MATERIAL:
/---

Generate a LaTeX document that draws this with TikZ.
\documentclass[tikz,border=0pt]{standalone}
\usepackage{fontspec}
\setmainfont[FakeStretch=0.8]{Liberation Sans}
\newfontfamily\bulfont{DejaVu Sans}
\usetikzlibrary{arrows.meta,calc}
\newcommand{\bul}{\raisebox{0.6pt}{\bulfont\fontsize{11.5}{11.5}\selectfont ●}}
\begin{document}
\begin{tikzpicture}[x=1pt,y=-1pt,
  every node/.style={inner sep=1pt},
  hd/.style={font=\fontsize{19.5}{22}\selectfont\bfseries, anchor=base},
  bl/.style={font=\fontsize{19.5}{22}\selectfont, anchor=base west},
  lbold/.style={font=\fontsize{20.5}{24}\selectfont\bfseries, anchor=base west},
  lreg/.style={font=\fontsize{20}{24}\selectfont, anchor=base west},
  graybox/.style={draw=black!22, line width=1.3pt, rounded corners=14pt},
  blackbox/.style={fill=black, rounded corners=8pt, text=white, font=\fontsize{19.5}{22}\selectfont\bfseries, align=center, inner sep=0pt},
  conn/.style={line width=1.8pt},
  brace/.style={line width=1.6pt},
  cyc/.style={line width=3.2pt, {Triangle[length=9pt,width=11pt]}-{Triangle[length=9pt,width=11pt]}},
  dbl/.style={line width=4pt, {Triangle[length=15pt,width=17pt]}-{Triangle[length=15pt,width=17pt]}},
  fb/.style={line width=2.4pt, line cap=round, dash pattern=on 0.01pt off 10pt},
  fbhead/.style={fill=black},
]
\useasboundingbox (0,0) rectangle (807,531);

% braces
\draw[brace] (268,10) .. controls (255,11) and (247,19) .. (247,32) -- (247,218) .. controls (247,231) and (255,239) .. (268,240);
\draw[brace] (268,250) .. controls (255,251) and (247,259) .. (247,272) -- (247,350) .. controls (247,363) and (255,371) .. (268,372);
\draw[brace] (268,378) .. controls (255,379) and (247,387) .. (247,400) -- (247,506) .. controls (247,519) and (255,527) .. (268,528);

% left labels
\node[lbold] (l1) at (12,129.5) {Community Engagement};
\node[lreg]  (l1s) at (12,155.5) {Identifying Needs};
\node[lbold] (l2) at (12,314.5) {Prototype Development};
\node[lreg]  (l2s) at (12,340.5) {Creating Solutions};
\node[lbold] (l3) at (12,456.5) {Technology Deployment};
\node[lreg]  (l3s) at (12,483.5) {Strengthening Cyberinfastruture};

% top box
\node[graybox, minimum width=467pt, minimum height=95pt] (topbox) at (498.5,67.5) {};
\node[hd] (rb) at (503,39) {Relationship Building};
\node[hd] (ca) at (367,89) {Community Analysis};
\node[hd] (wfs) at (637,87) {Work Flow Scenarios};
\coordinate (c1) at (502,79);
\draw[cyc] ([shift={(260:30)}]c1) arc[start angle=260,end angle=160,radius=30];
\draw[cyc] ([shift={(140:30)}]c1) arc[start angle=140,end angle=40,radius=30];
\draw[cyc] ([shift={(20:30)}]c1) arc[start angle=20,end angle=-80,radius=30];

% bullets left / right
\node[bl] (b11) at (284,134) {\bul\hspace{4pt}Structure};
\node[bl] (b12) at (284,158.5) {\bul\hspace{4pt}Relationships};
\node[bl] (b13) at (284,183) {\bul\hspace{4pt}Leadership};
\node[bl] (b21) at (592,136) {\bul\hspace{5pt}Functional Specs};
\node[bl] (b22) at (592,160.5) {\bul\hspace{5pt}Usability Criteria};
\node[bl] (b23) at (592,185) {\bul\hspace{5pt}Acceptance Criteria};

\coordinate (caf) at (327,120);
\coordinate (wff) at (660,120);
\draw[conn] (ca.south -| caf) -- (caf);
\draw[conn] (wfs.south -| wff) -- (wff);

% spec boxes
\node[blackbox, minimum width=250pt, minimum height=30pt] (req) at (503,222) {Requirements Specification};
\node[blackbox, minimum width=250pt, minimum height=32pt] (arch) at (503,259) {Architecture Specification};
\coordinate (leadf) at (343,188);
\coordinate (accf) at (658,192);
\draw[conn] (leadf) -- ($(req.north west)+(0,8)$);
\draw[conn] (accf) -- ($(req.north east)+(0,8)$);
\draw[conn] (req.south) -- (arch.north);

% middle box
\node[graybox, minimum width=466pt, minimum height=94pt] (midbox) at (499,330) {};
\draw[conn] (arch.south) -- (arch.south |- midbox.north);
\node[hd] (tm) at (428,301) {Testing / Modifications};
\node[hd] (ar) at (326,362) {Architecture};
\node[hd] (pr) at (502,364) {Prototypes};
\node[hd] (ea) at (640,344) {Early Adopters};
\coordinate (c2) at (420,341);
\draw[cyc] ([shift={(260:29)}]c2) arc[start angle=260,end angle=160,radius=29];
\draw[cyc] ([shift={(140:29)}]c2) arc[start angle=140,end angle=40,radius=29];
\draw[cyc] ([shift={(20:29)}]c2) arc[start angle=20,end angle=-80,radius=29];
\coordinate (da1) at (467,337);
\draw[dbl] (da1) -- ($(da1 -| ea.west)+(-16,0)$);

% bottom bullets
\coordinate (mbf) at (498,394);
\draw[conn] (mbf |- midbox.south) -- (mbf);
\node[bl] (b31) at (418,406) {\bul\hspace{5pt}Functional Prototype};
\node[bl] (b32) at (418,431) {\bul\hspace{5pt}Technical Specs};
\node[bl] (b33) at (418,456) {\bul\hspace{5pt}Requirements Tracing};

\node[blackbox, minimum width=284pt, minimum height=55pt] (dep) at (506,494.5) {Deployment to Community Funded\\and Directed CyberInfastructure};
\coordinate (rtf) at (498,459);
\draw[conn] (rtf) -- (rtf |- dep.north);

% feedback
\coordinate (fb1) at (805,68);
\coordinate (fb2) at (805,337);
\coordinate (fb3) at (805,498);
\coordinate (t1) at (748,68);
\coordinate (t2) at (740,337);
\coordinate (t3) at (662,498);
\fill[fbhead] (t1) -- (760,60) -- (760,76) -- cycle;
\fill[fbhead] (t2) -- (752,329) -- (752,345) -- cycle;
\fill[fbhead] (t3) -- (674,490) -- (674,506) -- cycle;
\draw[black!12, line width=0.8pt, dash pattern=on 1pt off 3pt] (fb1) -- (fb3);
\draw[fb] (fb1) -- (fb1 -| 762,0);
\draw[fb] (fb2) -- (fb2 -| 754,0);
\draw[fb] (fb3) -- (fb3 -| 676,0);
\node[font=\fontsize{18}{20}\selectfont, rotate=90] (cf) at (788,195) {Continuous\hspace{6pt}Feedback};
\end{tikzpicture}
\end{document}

\---
/---

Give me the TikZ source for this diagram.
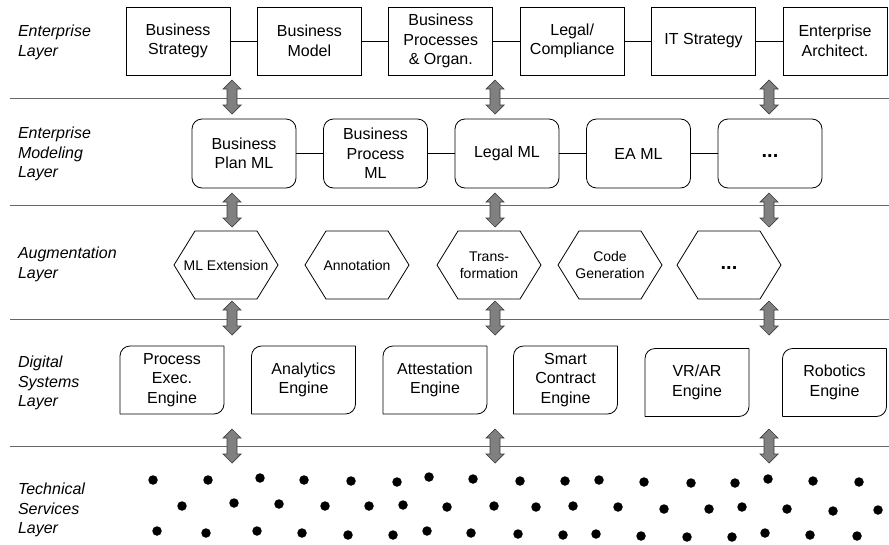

\---
/---

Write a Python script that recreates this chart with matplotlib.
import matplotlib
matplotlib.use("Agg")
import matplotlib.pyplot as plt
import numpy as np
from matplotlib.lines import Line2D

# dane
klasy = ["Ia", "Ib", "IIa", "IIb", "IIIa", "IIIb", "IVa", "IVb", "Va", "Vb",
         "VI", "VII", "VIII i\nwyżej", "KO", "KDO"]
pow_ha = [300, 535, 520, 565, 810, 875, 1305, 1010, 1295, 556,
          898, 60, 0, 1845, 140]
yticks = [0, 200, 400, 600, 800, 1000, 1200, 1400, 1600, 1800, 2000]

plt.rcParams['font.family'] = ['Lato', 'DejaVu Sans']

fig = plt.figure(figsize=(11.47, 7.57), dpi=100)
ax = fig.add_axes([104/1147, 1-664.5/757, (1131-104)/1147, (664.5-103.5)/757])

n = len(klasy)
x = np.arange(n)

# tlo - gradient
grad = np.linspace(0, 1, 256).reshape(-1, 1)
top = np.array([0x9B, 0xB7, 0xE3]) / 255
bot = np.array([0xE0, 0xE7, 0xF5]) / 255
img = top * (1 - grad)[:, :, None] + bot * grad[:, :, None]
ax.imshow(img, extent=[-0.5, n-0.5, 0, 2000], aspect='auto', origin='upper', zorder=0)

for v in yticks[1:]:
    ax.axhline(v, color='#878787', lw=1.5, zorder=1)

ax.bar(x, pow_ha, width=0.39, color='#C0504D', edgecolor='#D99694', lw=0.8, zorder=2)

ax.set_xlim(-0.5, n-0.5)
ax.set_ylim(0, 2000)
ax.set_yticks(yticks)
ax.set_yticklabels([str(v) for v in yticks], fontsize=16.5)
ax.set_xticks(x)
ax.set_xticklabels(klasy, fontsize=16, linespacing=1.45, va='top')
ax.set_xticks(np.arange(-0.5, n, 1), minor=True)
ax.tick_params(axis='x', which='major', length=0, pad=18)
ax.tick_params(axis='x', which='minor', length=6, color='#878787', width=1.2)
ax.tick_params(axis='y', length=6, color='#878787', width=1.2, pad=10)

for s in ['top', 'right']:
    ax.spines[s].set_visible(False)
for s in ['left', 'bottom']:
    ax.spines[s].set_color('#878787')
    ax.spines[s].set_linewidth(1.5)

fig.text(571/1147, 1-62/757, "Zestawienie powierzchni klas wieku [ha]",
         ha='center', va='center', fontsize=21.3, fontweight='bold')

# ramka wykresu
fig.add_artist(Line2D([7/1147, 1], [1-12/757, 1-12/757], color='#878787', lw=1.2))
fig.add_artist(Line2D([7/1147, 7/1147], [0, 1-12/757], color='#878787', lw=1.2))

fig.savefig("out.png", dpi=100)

\---

DIRECTIVE: From the records above, print exactly the lines that run from the line with "Generate a LaTeX" to the line with "(0,0) rectangle (807,531);", inclusive.

SOLUTION BELOW:
Generate a LaTeX document that draws this with TikZ.
\documentclass[tikz,border=0pt]{standalone}
\usepackage{fontspec}
\setmainfont[FakeStretch=0.8]{Liberation Sans}
\newfontfamily\bulfont{DejaVu Sans}
\usetikzlibrary{arrows.meta,calc}
\newcommand{\bul}{\raisebox{0.6pt}{\bulfont\fontsize{11.5}{11.5}\selectfont ●}}
\begin{document}
\begin{tikzpicture}[x=1pt,y=-1pt,
  every node/.style={inner sep=1pt},
  hd/.style={font=\fontsize{19.5}{22}\selectfont\bfseries, anchor=base},
  bl/.style={font=\fontsize{19.5}{22}\selectfont, anchor=base west},
  lbold/.style={font=\fontsize{20.5}{24}\selectfont\bfseries, anchor=base west},
  lreg/.style={font=\fontsize{20}{24}\selectfont, anchor=base west},
  graybox/.style={draw=black!22, line width=1.3pt, rounded corners=14pt},
  blackbox/.style={fill=black, rounded corners=8pt, text=white, font=\fontsize{19.5}{22}\selectfont\bfseries, align=center, inner sep=0pt},
  conn/.style={line width=1.8pt},
  brace/.style={line width=1.6pt},
  cyc/.style={line width=3.2pt, {Triangle[length=9pt,width=11pt]}-{Triangle[length=9pt,width=11pt]}},
  dbl/.style={line width=4pt, {Triangle[length=15pt,width=17pt]}-{Triangle[length=15pt,width=17pt]}},
  fb/.style={line width=2.4pt, line cap=round, dash pattern=on 0.01pt off 10pt},
  fbhead/.style={fill=black},
]
\useasboundingbox (0,0) rectangle (807,531);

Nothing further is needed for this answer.